We also need at least 2-3 starting/rotational D-lineman, preferably not overly expensive (perhaps guys like D.J. Reader, Javon Hargrave, Jarran Reed, etc.). We probably need at least one splashy signing here—let’s dare to dream for Chris Jones as the big-ticket item. He’d make a great anchor for a hugely upgraded D-line. Add a partner for Hicks like Joe Schobert or Cory Littleton and we’re in business. (Note that I’m not worrying much about the secondary in this, but that I *am* keeping Patrick Peterson and that he plays like the PP7 of old.)
Do we have the money/draft capital for this? Fantasyland doesn’t have a capologist, unfortunately. But this defense is in bad shape, talent-wise, and this team isn’t becoming a playoff threat without making a big free agent splash or three. But if we can land, say, Jones, Reed, Judon, and Littleton while plugging other holes with lower-tier FAs and middle-round picks, this defense could quickly become an above-average unit. That sounds like a lot, yes, but the specific players/cap figures isn’t important for this exercise—what is important is that a lot is going to have to change on defense to help fuel a rapid ascent to championship contention. But even continued growth by the offense and massive improvement from the defense wouldn’t likely be enough.
A Little Help from Your Foes
Win or lose Sunday (and hopefully it’s the latter), the 49ers will open 2020 as a Super Bowl favorite—and they’ll obviously be the NFC West favorite. If the Cardinals are going to make it to the Super Bowl next season, they’re going to have to go through the Niners. Not to mention the Seahawks, who were nearly as good this season.
What about the other NFC West team? Oh, right, the Rams—the NFC champion last season and presumptive NFC West favorite going into 2019. Things didn’t quite work out the way Sean McVay and Co. hoped this season, allowing the Niners to pass them, which should give Cardinals fans hope. As the Rams showed, teams like the 49ers (and Seahawks) are guaranteed nothing next season. If the Niners falter, it could be the Cardinals’ gain.

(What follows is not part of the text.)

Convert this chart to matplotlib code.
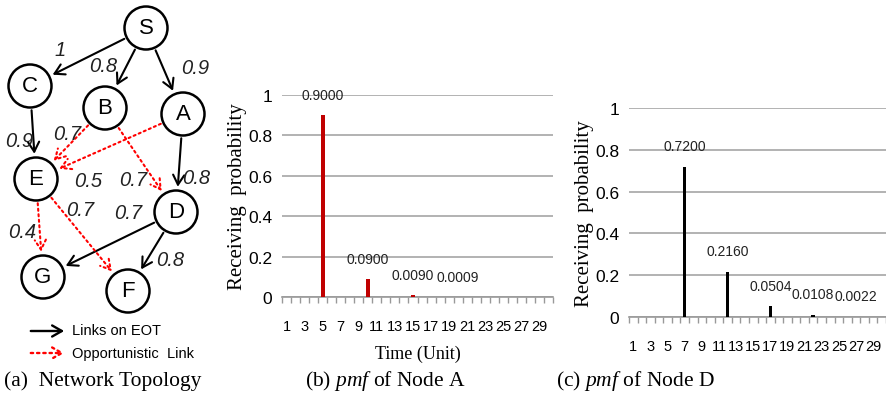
import matplotlib.pyplot as plt
from matplotlib.patches import Circle, FancyArrowPatch
import numpy as np

plt.rcParams['mathtext.fontset'] = 'custom'
plt.rcParams['mathtext.it'] = 'Liberation Serif:italic'
plt.rcParams['mathtext.rm'] = 'Liberation Serif'

# ---- data ----
time_units = list(range(1, 31))
tick_labels = [str(t) for t in range(1, 31, 2)]

pmf_a_times = [5, 10, 15, 20]
pmf_a_values = [0.9000, 0.0900, 0.0090, 0.0009]

pmf_d_times = [7, 12, 17, 22, 27]
pmf_d_values = [0.7200, 0.2160, 0.0504, 0.0108, 0.0022]

# network topology (positions in pixels of the left panel)
node_names = ['S', 'C', 'B', 'A', 'E', 'D', 'G', 'F']
node_x = [146, 30, 105, 183, 36, 176, 43, 128]
node_y = [29, 87, 109, 115, 180, 213, 278, 292]

eot_edges = [('S', 'C'), ('S', 'B'), ('S', 'A'), ('C', 'E'), ('A', 'D'), ('D', 'G'), ('D', 'F')]
opp_edges = [('B', 'E'), ('A', 'E'), ('B', 'D'), ('E', 'G'), ('E', 'F')]

edge_labels = ['1', '0.8', '0.9', '0.9', '0.7', '0.5', '0.7', '0.8', '0.7', '0.7', '0.4', '0.8']
edge_label_x = [60, 103, 195, 19, 67, 88, 133, 196, 80, 128, 22, 170]
edge_label_y = [51, 67, 69, 142, 135, 182, 181, 179, 211, 214, 233, 261]

W, H = 886, 402
fig = plt.figure(figsize=(W / 100, H / 100), dpi=100)

SANS = ['Liberation Sans', 'DejaVu Sans']
SERIF = ['Liberation Serif', 'DejaVu Serif']


def pmf_axes(rect, times, values, color, xlabel, ylab_x):
    ax = fig.add_axes(rect)
    ax.bar(times, values, width=0.42, color=color, zorder=3)
    for t, v in zip(times, values):
        ax.text(t, v + 0.065, '%.4f' % v, ha='center', va='bottom',
                fontsize=10, family=SANS, color='#222222')
    ax.set_xlim(0.5, 30.5)
    ax.set_ylim(0, 1)
    ax.set_yticks([0, 0.2, 0.4, 0.6, 0.8, 1])
    ax.set_yticklabels(['0', '0.2', '0.4', '0.6', '0.8', '1'], family=SANS, fontsize=12.5)
    ax.yaxis.grid(True, color='#a6a6a6', linewidth=1.2, zorder=0)
    ax.tick_params(axis='y', length=0, pad=7)
    ax.set_xticks(range(1, 31, 2))
    ax.set_xticklabels(tick_labels, family=SANS, fontsize=10.5)
    ax.set_xticks(np.arange(0.5, 31, 1), minor=True)
    ax.tick_params(axis='x', which='major', length=0, pad=16)
    ax.tick_params(axis='x', which='minor', length=4, color='#999999', width=1)
    for s in ['left', 'right', 'top']:
        ax.spines[s].set_visible(False)
    ax.spines['bottom'].set_color('#999999')
    ax.spines['bottom'].set_linewidth(1.2)
    ax.set_ylabel('Receiving  probability', family=SERIF, fontsize=15)
    ax.yaxis.set_label_coords(ylab_x, 0.5)
    if xlabel:
        ax.set_xlabel(xlabel, family=SERIF, fontsize=13, labelpad=8)
    return ax


pmf_axes([282 / W, 1 - 298 / H, 271 / W, 202 / H], pmf_a_times, pmf_a_values, '#c00000', 'Time (Unit)', -0.13)
pmf_axes([629 / W, 1 - 318 / H, 257 / W, 209 / H], pmf_d_times, pmf_d_values, 'black', None, -0.137)

# ---- network topology panel ----
gax = fig.add_axes([0, 0, 1, 1])
gax.set_xlim(0, W)
gax.set_ylim(H, 0)
gax.axis('off')

R = 21.5
pos = {n: (x, y) for n, x, y in zip(node_names, node_x, node_y)}
for n in node_names:
    x, y = pos[n]
    gax.add_patch(Circle((x, y), R, facecolor='white', edgecolor='black', linewidth=1.8, zorder=3))
    gax.text(x, y, n, ha='center', va='center', fontsize=16, family=['Liberation Sans'], zorder=4)

HEAD = '->,head_length=7,head_width=4'


def arrow(a, b, color, ls):
    (x1, y1), (x2, y2) = pos[a], pos[b]
    d = np.hypot(x2 - x1, y2 - y1)
    ux, uy = (x2 - x1) / d, (y2 - y1) / d
    p = FancyArrowPatch((x1 + ux * R, y1 + uy * R), (x2 - ux * (R + 1), y2 - uy * (R + 1)),
                        arrowstyle=HEAD, color=color,
                        linestyle=ls, linewidth=1.5, mutation_scale=1, zorder=2)
    gax.add_patch(p)


for a, b in eot_edges:
    arrow(a, b, 'black', '-')
for a, b in opp_edges:
    arrow(a, b, 'red', ':')

for lab, x, y in zip(edge_labels, edge_label_x, edge_label_y):
    gax.text(x, y, lab, ha='center', va='center', fontsize=14.5, style='italic',
             family=['Liberation Sans'], color='#222222', zorder=5)

# legend
gax.add_patch(FancyArrowPatch((28, 332), (67, 332), arrowstyle=HEAD,
                              color='black', linewidth=1.7, mutation_scale=1))
gax.add_patch(FancyArrowPatch((28, 354), (67, 354), arrowstyle=HEAD,
                              color='red', linestyle=':', linewidth=1.7, mutation_scale=1))
gax.text(72, 331, 'Links on EOT', va='center', fontsize=10.5, family=SANS)
gax.text(72, 354, 'Opportunistic  Link', va='center', fontsize=10.5, family=SANS)

# captions
cap = dict(va='center', fontsize=15.5, family=SERIF)
gax.text(4, 381, '(a)  Network Topology', ha='left', **cap)
gax.text(385, 381, '(b) $\\mathit{pmf}$ of Node A', ha='center', **cap)
gax.text(635, 381, '(c) $\\mathit{pmf}$ of Node D', ha='center', **cap)

fig.savefig('out.png', dpi=100)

Even then, we’d likely need another contender or two to stumble—just like the Cowboys in the regular season and the Saints in the playoffs this season, which made the Niners’ path to Miami much easier. Even the Chiefs dodged a bullet when the #1 seed Ravens were upset by the Titans. The road to the Super Bowl is paved with talent, determination, perseverance… and luck. The Cardinals would need more than most next season, but the NFL is a strange league.
So there you have it: the basic outline for the Cardinals to pull off an unbelievable turnaround and make it back to the Super Bowl. It wouldn’t take much, really—just an MVP-type season from our 2nd-year QB, finding a true, game-changing WR1, solidifying the O-line, signing or drafting a half-dozen new above-average starters on defense, and hoping that several teams in front of us stumble. Easy, right?
Sarcasm aside, even the most optimistic 49ers fans couldn’t have reasonably predicted their 2019 season. They were coming off a 4-12 debacle with their QB returning from a torn ACL, nothing but question marks at the skill positions, a former rival at CB coming off an Achilles tear, and an unstoppable-seeming Rams team atop the division. But everything that they needed to happen, happened for them. The NFL is tricky like that sometimes.
It’s a lot to hope for, but maybe the cards will fall into place for us next season. And, hey, it’s free to dream, right?